Economic pressures are forcing consumers to reduce spending. This downturn affects in-app purchase (IAP) revenue, traditionally central to advertiser strategies. The problem: focusing only on those likely to make purchases creates unstable campaigns dependent on high-value users.
Market Opportunity
The in-app advertising (IAA) sector presents significant growth potential. Projections show expansion from $110.9 billion in 2021 to $343.5 billion by 2027, with a compound annual growth rate (CAGR) of 20.73%. Casual gaming, social, and entertainment apps are particularly suited for IAA.
Previous Challenges
Advertisers lacked timely impression-level revenue data, preventing effective optimization.

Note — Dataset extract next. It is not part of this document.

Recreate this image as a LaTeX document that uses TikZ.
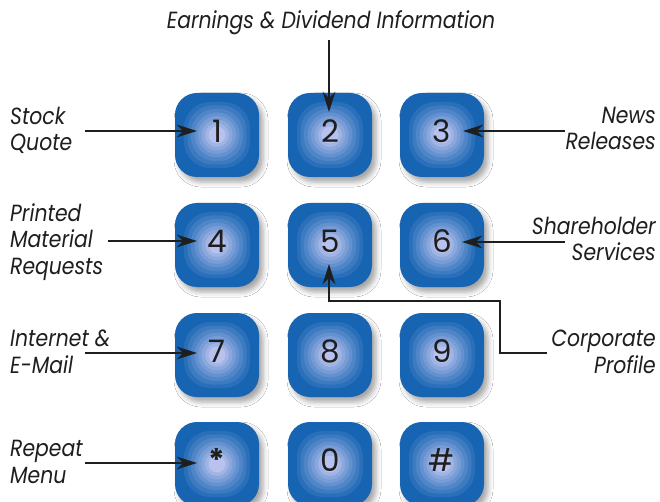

Modern platforms now enable advertisers to maximize ROAS through IAP, IAA, or hybrid monetization strategies.
Key Benefits
IAA optimization targets engaged users likely to interact with ads, driving higher engagement and reducing acquisition costs. Interestingly, users who interact with ads are more likely to engage with the app and make purchases.
Performance Results
Early adopters reported impressive results:
- Median 11% ROAS increase
- 24% IAA revenue lift
- 22% cost-per-install reduction
Limitations
Ad inventory limitations exist—users can view only finite ads. Implementation requires ad revenue postbacks through measurement partners, though proxy events offer alternatives.
Conclusion
IAA optimization presents minimal-risk revenue diversification complementing traditional IAP strategies.